__WHAT TO PRODUCE__: For the data below, report only the number of lines containing the string "Reproduce".

__ENTRIES__:
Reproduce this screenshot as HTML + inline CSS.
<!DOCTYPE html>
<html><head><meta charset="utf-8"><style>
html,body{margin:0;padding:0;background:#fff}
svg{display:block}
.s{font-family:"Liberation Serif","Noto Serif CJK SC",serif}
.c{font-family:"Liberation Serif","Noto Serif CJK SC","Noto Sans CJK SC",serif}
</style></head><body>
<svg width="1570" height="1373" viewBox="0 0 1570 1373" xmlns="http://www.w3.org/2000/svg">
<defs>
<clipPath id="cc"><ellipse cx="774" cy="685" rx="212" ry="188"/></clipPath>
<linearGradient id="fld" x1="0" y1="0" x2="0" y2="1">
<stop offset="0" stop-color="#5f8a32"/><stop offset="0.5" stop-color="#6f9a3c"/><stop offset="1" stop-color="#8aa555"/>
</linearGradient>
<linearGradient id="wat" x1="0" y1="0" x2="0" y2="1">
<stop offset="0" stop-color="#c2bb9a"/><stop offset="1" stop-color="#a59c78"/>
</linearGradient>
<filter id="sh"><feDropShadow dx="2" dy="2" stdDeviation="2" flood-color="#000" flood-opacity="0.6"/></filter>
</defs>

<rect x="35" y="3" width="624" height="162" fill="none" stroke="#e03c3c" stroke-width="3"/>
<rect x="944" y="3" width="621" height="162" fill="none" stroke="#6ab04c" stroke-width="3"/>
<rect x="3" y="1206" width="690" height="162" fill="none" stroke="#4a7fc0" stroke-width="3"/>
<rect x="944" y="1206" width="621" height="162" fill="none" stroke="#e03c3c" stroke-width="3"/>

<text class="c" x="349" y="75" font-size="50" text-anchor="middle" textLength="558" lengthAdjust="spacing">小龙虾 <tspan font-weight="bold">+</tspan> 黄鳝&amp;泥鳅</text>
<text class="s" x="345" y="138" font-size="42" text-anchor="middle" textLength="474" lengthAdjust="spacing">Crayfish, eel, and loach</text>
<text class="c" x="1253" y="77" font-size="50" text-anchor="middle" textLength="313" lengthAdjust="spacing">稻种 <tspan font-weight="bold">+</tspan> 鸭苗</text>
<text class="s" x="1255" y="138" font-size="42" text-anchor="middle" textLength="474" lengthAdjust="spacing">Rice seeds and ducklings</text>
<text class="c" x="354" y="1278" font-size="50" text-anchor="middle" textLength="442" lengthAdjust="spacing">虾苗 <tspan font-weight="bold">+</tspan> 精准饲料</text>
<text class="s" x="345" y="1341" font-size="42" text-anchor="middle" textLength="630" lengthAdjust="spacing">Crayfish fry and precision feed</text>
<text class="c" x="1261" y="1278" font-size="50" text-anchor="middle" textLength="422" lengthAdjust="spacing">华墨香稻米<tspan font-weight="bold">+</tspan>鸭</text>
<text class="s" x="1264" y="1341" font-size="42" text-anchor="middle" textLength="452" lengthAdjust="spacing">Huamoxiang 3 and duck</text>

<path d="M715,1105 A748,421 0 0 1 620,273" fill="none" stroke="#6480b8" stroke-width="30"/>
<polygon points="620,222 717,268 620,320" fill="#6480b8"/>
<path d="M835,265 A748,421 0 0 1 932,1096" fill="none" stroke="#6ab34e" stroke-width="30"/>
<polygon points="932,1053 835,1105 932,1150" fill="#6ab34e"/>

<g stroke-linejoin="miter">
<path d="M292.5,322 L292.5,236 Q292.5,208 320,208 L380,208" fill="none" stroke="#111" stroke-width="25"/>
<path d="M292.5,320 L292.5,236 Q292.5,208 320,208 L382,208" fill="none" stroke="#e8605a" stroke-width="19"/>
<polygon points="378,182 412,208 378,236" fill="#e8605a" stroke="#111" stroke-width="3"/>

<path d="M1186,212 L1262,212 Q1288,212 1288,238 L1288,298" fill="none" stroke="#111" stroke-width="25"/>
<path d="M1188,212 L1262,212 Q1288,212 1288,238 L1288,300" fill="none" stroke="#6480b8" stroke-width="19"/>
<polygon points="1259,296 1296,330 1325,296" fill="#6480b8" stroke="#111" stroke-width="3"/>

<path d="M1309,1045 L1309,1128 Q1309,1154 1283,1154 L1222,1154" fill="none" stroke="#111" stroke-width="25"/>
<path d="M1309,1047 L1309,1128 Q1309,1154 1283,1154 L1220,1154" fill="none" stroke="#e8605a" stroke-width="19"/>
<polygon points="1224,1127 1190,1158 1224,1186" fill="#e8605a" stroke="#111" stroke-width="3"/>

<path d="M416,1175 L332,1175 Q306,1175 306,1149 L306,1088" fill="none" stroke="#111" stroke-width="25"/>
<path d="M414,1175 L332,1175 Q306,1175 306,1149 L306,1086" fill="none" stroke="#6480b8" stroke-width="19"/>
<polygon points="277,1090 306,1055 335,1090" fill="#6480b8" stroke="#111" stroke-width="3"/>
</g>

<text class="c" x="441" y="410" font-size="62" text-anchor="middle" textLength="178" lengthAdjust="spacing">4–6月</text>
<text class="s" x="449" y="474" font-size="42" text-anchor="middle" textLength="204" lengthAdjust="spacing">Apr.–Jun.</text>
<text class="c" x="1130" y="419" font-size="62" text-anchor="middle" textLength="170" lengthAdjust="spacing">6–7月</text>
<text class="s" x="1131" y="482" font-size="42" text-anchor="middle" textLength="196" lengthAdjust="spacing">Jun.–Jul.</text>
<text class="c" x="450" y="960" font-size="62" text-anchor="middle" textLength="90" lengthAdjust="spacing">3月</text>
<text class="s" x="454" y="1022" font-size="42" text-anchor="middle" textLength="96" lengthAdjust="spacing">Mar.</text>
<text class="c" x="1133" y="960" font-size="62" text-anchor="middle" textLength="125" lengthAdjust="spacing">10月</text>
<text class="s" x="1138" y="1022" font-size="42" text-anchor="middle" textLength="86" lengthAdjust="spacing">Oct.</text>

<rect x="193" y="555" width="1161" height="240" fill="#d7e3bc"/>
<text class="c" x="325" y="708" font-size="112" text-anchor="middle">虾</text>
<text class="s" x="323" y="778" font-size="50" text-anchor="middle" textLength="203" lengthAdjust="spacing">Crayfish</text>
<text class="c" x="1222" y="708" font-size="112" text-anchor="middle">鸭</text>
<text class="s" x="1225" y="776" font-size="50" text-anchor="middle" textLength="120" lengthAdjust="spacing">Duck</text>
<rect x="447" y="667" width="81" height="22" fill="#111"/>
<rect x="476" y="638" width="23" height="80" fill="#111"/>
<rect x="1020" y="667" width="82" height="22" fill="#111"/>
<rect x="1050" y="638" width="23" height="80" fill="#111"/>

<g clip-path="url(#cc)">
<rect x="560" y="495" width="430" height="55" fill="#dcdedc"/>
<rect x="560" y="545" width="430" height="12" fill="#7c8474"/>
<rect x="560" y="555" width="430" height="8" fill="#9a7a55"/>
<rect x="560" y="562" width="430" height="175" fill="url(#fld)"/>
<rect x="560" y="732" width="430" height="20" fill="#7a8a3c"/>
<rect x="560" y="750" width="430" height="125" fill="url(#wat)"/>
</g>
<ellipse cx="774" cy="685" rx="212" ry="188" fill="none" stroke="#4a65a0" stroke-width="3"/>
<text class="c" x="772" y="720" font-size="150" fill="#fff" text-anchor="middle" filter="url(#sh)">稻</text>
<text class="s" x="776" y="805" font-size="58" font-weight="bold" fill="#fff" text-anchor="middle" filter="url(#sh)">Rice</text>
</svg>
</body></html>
---
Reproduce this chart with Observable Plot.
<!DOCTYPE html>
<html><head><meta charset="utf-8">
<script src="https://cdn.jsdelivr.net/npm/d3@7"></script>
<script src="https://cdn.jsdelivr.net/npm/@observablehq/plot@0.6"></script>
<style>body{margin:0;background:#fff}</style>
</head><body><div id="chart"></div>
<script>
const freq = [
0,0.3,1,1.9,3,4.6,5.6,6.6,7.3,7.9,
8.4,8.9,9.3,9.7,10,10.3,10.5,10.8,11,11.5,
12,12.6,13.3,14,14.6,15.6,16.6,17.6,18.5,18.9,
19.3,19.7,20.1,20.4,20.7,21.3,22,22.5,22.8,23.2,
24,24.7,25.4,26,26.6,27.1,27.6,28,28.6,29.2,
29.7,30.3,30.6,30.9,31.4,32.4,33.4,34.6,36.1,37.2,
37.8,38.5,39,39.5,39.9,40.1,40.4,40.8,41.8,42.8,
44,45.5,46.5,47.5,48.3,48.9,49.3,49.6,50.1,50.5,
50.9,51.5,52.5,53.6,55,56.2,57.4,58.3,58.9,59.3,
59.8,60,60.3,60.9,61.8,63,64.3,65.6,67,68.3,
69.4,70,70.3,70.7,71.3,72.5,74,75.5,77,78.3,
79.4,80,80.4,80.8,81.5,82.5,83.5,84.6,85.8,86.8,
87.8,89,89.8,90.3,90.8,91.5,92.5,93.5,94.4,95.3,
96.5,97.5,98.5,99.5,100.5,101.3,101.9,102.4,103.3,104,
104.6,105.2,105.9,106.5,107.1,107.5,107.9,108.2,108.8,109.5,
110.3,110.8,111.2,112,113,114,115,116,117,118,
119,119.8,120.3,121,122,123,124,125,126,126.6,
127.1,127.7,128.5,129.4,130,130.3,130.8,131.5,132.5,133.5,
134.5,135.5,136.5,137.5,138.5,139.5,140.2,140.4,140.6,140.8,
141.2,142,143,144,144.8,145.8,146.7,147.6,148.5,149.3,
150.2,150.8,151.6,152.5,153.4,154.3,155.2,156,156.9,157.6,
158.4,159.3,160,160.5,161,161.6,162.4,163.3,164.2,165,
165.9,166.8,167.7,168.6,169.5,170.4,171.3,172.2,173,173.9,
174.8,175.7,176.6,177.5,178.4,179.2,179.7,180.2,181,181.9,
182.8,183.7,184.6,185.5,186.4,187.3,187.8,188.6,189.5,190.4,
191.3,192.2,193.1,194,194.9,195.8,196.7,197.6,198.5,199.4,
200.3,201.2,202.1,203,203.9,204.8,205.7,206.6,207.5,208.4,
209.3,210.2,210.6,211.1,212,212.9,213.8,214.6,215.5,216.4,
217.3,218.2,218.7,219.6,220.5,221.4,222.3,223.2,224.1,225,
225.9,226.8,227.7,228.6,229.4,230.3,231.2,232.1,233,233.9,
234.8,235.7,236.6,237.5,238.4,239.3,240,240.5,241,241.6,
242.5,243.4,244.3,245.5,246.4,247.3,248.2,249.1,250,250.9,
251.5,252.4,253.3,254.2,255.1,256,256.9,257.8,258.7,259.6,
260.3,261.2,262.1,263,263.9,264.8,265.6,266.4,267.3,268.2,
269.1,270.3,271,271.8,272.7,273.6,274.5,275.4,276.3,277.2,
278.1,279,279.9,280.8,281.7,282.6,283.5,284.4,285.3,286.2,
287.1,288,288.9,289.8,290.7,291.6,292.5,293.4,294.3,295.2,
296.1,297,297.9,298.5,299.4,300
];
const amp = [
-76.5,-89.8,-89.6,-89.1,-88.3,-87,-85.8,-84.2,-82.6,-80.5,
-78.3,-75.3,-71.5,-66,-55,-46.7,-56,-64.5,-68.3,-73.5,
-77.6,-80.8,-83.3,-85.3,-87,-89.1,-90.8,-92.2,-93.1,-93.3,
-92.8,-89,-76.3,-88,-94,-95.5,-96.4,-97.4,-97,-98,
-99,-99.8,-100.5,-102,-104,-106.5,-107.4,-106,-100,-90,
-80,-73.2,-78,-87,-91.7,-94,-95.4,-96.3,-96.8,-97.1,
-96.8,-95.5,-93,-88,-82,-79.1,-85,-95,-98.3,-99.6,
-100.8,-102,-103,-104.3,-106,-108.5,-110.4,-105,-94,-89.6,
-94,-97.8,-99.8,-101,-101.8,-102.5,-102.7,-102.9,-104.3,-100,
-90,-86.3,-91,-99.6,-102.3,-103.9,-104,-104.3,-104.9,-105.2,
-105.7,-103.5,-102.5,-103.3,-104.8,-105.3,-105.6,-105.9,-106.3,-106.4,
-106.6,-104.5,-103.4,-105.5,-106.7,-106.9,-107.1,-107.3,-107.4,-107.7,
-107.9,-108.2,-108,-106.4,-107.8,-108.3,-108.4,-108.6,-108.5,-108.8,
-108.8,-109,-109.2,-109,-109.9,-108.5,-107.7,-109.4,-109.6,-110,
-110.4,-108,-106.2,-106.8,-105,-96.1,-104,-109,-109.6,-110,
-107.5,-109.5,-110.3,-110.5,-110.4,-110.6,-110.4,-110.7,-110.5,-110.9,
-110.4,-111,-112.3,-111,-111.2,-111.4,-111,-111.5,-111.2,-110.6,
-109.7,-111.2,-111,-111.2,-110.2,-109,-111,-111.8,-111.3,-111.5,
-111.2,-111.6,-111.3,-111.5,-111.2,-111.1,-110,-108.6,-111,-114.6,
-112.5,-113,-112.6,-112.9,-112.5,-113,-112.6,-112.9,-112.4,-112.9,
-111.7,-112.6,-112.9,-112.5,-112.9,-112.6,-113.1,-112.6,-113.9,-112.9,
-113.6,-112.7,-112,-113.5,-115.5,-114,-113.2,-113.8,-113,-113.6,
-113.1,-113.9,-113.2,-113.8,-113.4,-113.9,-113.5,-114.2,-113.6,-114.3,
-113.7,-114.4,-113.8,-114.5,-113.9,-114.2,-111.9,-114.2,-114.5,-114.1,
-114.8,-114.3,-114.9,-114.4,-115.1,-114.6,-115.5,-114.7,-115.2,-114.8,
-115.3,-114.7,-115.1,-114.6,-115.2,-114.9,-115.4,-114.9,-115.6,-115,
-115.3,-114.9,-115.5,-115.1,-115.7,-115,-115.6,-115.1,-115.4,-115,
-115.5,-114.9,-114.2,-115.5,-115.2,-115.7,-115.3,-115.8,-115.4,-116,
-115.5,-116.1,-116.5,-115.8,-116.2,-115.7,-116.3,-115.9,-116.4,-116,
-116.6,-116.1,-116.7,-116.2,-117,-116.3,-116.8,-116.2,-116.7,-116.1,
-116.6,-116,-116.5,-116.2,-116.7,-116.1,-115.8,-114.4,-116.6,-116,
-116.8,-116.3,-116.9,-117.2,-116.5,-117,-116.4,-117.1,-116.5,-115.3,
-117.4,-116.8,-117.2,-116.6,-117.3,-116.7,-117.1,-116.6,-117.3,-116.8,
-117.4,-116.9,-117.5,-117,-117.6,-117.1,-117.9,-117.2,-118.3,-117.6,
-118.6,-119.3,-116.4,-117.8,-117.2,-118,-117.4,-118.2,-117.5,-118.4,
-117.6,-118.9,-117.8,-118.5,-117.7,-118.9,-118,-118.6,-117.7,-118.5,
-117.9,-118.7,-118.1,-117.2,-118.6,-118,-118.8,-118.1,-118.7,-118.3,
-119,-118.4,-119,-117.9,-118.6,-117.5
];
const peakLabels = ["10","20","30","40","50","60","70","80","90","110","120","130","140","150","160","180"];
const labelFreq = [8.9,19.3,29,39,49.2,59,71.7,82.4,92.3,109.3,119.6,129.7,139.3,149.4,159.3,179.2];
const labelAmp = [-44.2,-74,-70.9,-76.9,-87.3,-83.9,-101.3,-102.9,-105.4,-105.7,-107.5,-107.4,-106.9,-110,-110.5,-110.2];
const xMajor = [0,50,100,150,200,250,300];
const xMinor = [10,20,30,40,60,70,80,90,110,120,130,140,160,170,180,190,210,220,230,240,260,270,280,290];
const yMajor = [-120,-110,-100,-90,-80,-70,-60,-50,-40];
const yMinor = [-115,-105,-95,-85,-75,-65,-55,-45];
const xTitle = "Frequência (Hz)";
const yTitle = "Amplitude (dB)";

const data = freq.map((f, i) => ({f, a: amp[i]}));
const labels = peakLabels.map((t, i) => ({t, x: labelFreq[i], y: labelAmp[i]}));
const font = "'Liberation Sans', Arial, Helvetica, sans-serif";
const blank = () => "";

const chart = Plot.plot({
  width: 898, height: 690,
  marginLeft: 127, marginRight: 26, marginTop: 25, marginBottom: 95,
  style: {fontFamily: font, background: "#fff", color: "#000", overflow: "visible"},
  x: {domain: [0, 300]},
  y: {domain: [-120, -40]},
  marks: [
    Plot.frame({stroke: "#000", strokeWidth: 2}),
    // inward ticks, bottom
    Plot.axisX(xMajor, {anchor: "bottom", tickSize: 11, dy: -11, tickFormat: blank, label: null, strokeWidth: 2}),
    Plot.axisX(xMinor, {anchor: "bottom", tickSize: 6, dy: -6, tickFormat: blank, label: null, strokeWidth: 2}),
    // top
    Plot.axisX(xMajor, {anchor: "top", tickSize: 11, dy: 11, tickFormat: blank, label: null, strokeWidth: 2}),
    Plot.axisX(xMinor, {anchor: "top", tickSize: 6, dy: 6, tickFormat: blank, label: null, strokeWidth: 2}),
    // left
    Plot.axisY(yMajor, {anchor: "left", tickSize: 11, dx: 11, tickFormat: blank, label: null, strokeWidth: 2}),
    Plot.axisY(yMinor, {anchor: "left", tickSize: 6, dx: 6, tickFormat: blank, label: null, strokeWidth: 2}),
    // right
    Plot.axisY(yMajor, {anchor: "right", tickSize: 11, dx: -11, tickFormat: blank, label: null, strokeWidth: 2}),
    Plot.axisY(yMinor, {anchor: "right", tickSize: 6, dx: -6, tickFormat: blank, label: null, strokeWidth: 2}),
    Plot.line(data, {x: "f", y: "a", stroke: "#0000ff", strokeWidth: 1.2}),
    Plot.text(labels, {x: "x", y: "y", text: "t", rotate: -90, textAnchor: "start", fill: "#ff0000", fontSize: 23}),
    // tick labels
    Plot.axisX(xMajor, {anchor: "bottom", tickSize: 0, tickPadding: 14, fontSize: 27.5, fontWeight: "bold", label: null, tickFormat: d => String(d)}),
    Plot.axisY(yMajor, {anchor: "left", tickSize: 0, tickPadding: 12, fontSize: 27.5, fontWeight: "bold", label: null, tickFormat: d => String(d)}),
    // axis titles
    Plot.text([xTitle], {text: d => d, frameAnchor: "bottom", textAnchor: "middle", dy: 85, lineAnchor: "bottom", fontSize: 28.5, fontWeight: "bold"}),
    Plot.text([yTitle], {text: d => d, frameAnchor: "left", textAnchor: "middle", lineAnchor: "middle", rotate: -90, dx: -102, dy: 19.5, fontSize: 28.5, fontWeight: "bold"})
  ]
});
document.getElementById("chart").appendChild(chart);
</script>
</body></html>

__RESPONSE TO THIS EXERCISE__: 2